A physicist student of mine was looking for a used grand. In six or eight weeks, we checked a number of instruments in stores and homes. At first she didn’t observe much, largely forgetting each piano by the time we reached the next. Then quite suddenly she started saying things like, “This one has sweeter treble than the last,” or, “This action feels like molasses. The others felt freer.”

Some time after this step forward, we tried a lovely pre-WWI Bechstein in a private home. I played, she walked the room listening, and we had our first disagreement: she loved the sound while I disliked it. At a loss to explain our difference, we decided to trade functions; so she played while I listened. Surprise: our judgments also traded! Now she disliked the sound and I loved it.

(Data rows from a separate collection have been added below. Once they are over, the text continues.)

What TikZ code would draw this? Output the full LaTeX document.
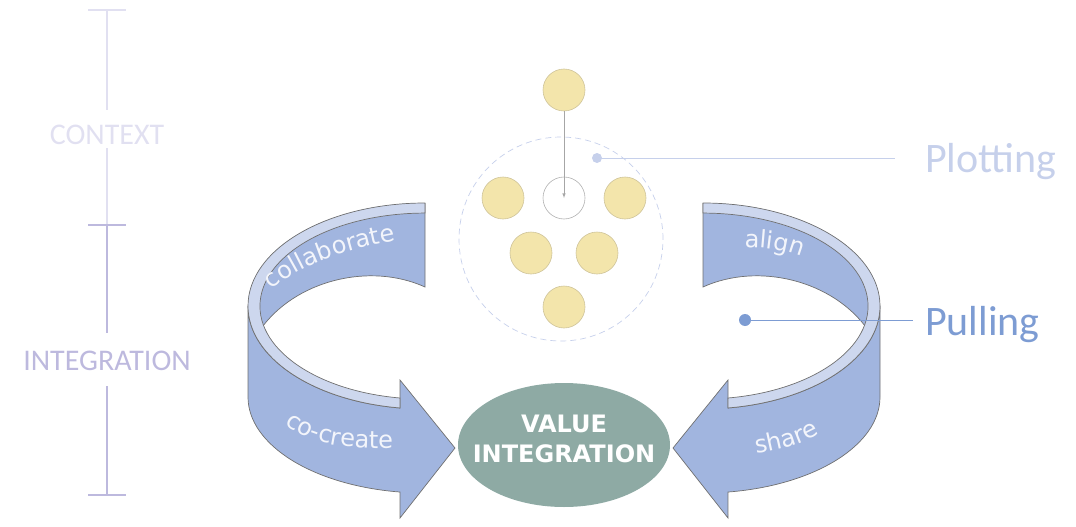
\documentclass[tikz,border=0pt]{standalone}
\usepackage{fontspec}
\setmainfont{Carlito}
\newfontfamily\ribbonfont{DejaVu Sans}
\usetikzlibrary{shapes.geometric,decorations.text}

\definecolor{bandblue}{HTML}{A1B5DF}
\definecolor{rimblue}{HTML}{CDD7EE}
\definecolor{edgegray}{HTML}{707070}
\definecolor{ribbontext}{HTML}{F3F5FB}
\definecolor{valuegreen}{HTML}{8EAAA4}
\definecolor{beadyellow}{HTML}{F3E5AB}
\definecolor{beadedge}{HTML}{CFC49A}
\definecolor{plotblue}{HTML}{C6D0EB}
\definecolor{pullblue}{HTML}{7D9CD3}
\definecolor{ctxlilac}{HTML}{E1E0F1}
\definecolor{intlilac}{HTML}{BDB9DE}

% one curled ribbon arrow, drawn for the left side
\newcommand{\curlarrow}{%
  % back band, seen from inside
  \fill[bandblue] (425,203) -- (425,287) .. controls (370,262) and (295,280) .. (260,330)
    -- (248,306) arc[start angle=180, end angle=90, x radius=177pt, y radius=103pt] -- cycle;
  \draw[edgegray, line width=0.7pt] (425,203) -- (425,287) .. controls (370,262) and (295,280) .. (260,330);
  % front band with its head
  \draw[band] (248,306) -- (248,397)
    arc[start angle=180, end angle=261.9, x radius=177pt, y radius=96pt]
    -- (400,518) -- (455,448) -- (400,380) -- (400,408)
    arc[start angle=261.9, end angle=180, x radius=177pt, y radius=103pt] -- cycle;
  % rim
  \draw[rim] (425,203) arc[start angle=90, end angle=261.9, x radius=177pt, y radius=103pt]
    -- (400,398) arc[start angle=261.3, end angle=90, x radius=165pt, y radius=93pt] -- cycle;
}

\begin{document}
\begin{tikzpicture}[x=1pt, y=-1pt, >=latex,
    band/.style={fill=bandblue, draw=edgegray, line width=0.7pt},
    rim/.style={fill=rimblue, draw=edgegray, line width=0.7pt},
    bead/.style={circle, minimum size=42pt, inner sep=0pt, fill=beadyellow, draw=beadedge, line width=0.6pt},
    slot/.style={circle, minimum size=42pt, inner sep=0pt, fill=white, draw=black!30, line width=0.6pt},
    ctxbar/.style={draw=ctxlilac, line width=1.6pt},
    intbar/.style={draw=intlilac, line width=1.6pt},
    barlabel/.style={font=\fontsize{30}{30}\selectfont, anchor=base, inner sep=0pt},
    sidelabel/.style={font=\fontsize{42}{42}\selectfont, anchor=base west, inner ysep=0pt},
    ribbon/.style={decorate, decoration={text along path, text align=center,
        text={|\ribbonfont\fontsize{24}{24}\selectfont\color{ribbontext}|#1}}}]
  \useasboundingbox (0,0) rectangle (1076,527);

  % scale bar
  \draw[ctxbar] (88,10) -- (126,10);
  \draw[ctxbar] (107,10) -- (107,110);
  \node[barlabel, text=ctxlilac] (context) at (107,144) {CONTEXT};
  \draw[ctxbar] (107,148) -- (107,225);
  \draw[intbar] (107,225) -- (107,333);
  \draw[intbar] (88,225) -- (126,225);
  \node[barlabel, text=intlilac] (integration) at (107,370) {INTEGRATION};
  \draw[intbar] (107,386) -- (107,495);
  \draw[intbar] (88,495) -- (126,495);

  % the two curls
  \curlarrow
  \begin{scope}[xshift=1128pt, xscale=-1]
    \curlarrow
  \end{scope}

  \path[ribbon=collaborate] (266,296) .. controls (290,270) and (330,252) .. (404,239);
  \path[ribbon=co-create] (272,413) .. controls (300,440) and (330,452) .. (410,447);
  \path[ribbon=align] (731,248) .. controls (760,246) and (790,249) .. (814,263);
  \path[ribbon=share] (744,455) .. controls (775,452) and (805,445) .. (830,427);

  \node[ellipse, fill=valuegreen, minimum width=212pt, minimum height=124pt, inner sep=0pt,
    text=white, align=center, font=\ribbonfont\bfseries\fontsize{24}{30}\selectfont]
    (value) at (564,445) {\makebox[0pt]{VALUE}\\\makebox[0pt]{INTEGRATION}\rule[-12pt]{0pt}{0pt}};

  % plotting
  \node[circle, draw=plotblue, dash pattern=on 6pt off 4pt, line width=0.7pt, minimum size=204pt] (field) at (561,239) {};
  \node[bead] (top) at (564,90) {};
  \node[slot] (slot) at (564,198) {};
  \node[bead] (b1) at (503,198) {};
  \node[bead] (b2) at (625,198) {};
  \node[bead] (b3) at (531,253) {};
  \node[bead] (b4) at (597,253) {};
  \node[bead] (b5) at (564,307) {};
  \draw[->, draw=black!35, line width=0.6pt] (top) -- (slot.center);

  \coordinate (pdot) at (597,158);
  \fill[plotblue] (pdot) circle (5pt);
  \node[sidelabel, text=plotblue, inner xsep=30pt] (plotting) at (895,172) {Plotting};
  \draw[plotblue, line width=1pt] (pdot) -- (pdot -| plotting.west);

  \coordinate (qdot) at (745,320);
  \fill[pullblue] (qdot) circle (6pt);
  \node[sidelabel, text=pullblue, inner xsep=12pt] (pulling) at (913,335) {Pulling};
  \draw[pullblue, line width=1pt] (qdot) -- (qdot -| pulling.west);
\end{tikzpicture}
\end{document}
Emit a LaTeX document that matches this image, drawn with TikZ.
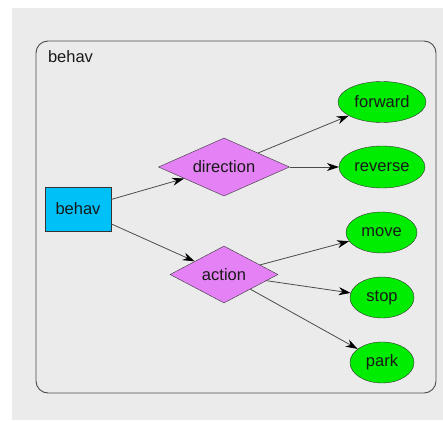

We agreed that the piano’s action felt different from what we were used to; so sensitive it all but trembled at our touch. We speculated that the unfamiliarity of touch might “cross over” in our minds to affect our perception of the tone quality. I don’t know if this finds justification in cognitive theory; but a European master technician confirmed that in some very old Bechsteins, a spring contributes a highly sensitive feel; thus, at least some of our impressions may be correct.

The question for my student was whether tone and touch were rewarding enough to make mastering an unfamiliar action worthwhile (remembering that she would still have to deal with modern touch on other pianos). She decided to keep looking, and ended up finding an excellent seven-foot piano. I confess that I still wish I could play the Classical literature on that Bechstein—if only occasionally!